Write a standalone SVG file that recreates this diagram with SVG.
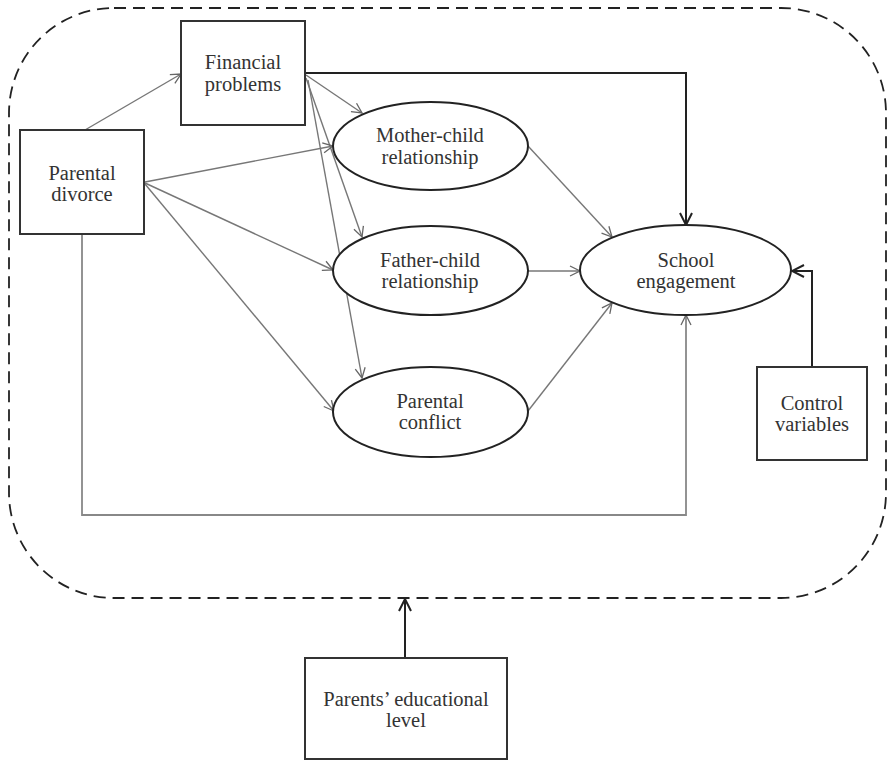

* * *

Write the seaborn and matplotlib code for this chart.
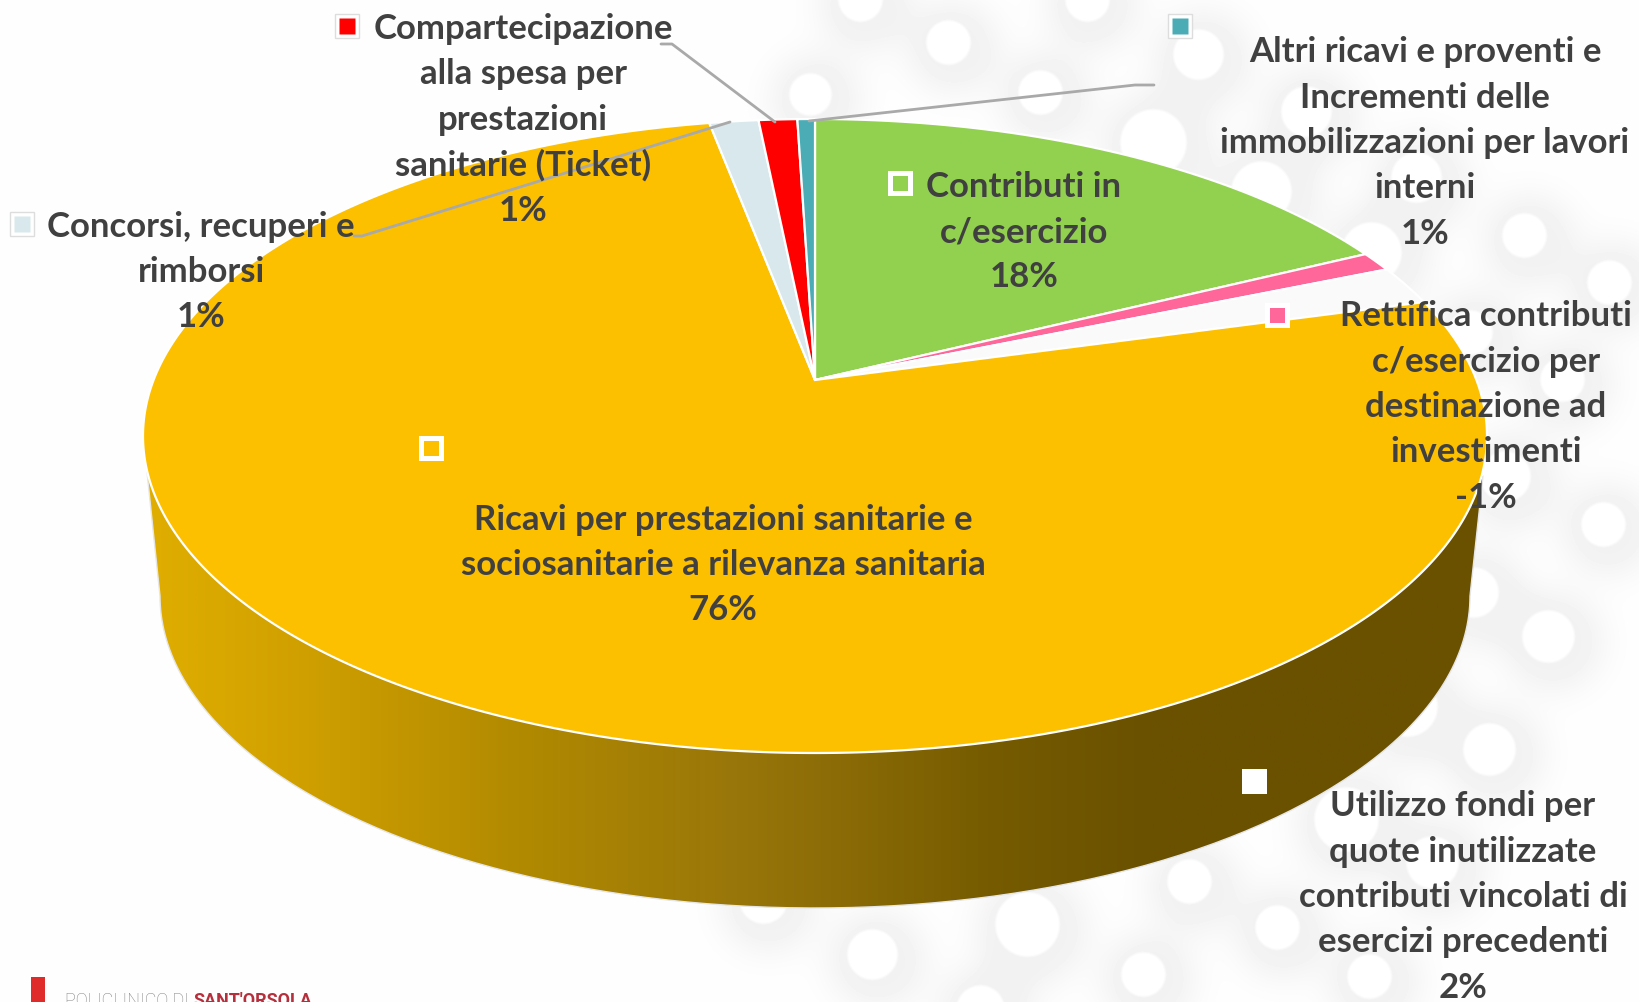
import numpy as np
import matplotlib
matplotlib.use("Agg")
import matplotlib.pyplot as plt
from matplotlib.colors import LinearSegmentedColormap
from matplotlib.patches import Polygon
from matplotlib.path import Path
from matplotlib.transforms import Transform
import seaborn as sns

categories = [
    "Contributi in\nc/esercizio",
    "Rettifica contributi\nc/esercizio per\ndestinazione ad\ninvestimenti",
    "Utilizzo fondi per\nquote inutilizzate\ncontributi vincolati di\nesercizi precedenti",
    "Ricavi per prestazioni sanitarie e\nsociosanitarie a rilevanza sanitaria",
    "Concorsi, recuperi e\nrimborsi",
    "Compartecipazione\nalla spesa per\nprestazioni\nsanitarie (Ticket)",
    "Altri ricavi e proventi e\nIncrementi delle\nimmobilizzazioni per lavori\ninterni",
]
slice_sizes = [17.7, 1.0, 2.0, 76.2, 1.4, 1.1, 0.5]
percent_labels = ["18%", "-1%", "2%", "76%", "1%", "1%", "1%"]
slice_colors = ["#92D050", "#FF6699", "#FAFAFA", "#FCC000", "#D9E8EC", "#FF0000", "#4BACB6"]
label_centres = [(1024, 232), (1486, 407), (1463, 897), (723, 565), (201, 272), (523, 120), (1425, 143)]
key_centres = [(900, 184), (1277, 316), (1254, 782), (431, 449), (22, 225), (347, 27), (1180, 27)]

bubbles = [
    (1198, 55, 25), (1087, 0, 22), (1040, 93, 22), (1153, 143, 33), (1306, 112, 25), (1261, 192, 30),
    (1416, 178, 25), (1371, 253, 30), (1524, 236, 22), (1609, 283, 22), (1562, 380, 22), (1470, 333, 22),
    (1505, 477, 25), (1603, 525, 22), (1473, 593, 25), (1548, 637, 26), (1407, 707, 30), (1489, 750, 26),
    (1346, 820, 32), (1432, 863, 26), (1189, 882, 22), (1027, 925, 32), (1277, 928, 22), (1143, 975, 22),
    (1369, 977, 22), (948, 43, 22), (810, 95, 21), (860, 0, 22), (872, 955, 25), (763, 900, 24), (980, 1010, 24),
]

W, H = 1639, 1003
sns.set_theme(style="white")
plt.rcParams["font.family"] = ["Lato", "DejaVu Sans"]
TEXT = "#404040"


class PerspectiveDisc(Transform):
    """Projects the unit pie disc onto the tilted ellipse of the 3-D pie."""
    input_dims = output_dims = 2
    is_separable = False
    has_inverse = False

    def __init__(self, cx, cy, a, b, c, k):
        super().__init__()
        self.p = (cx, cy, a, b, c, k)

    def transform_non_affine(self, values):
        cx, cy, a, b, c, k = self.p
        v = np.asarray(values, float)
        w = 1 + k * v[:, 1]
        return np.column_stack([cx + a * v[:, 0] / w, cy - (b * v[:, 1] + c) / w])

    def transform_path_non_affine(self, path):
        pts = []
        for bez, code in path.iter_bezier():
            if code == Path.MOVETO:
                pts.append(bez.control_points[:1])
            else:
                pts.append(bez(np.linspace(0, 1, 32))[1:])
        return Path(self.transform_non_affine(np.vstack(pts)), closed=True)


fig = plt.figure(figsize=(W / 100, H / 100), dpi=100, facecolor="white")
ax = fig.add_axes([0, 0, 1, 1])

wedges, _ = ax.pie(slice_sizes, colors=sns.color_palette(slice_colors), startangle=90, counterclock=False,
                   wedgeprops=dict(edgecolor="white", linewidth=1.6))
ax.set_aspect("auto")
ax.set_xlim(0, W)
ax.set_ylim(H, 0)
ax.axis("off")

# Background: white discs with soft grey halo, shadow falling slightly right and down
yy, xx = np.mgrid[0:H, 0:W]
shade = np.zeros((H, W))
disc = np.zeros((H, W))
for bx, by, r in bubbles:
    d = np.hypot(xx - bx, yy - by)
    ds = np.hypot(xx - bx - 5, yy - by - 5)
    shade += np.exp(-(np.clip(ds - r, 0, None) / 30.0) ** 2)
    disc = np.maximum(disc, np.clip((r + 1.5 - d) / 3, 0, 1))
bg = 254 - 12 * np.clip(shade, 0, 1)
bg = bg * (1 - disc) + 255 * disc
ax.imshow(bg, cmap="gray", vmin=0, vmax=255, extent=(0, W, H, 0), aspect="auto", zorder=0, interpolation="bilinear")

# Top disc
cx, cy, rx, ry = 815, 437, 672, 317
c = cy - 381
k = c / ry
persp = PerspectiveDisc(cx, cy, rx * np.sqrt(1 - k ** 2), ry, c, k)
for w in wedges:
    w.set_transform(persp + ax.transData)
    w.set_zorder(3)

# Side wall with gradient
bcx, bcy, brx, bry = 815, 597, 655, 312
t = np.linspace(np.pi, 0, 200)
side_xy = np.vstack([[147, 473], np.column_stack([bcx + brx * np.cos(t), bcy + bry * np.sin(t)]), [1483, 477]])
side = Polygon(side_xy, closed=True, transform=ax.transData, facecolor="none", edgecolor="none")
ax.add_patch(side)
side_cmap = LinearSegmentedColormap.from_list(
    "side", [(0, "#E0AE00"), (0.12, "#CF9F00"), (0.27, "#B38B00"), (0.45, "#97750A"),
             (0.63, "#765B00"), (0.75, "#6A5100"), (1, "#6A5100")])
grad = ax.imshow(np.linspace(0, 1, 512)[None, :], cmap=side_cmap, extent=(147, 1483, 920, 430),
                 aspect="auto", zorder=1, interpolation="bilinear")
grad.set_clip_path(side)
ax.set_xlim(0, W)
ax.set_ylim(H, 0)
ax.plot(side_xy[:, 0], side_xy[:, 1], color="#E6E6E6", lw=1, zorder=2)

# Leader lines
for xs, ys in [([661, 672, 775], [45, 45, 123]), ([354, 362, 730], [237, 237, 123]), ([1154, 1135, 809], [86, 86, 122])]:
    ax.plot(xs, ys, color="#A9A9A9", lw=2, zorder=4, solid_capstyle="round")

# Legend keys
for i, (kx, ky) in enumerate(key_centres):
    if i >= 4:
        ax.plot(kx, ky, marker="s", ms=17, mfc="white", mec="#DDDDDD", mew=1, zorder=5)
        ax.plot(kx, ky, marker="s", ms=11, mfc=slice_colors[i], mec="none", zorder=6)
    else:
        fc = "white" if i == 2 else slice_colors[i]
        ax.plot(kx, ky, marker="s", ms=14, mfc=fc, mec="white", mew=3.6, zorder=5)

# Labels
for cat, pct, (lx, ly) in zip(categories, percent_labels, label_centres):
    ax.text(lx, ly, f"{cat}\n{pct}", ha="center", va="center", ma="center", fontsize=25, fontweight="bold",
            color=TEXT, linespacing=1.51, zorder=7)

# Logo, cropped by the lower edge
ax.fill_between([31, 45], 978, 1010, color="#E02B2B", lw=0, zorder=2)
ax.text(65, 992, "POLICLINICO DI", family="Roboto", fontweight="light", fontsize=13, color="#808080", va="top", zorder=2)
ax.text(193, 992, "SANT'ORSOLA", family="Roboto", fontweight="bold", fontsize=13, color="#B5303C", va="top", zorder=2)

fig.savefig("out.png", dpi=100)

● **Exercise brief**
Look above and copy only the lines from the one holding "Write the seaborn" to the one holding "import seaborn as sns", both included, exactly, minus the pictures.

● **Solved exercise**
Write the seaborn and matplotlib code for this chart.
import numpy as np
import matplotlib
matplotlib.use("Agg")
import matplotlib.pyplot as plt
from matplotlib.colors import LinearSegmentedColormap
from matplotlib.patches import Polygon
from matplotlib.path import Path
from matplotlib.transforms import Transform
import seaborn as sns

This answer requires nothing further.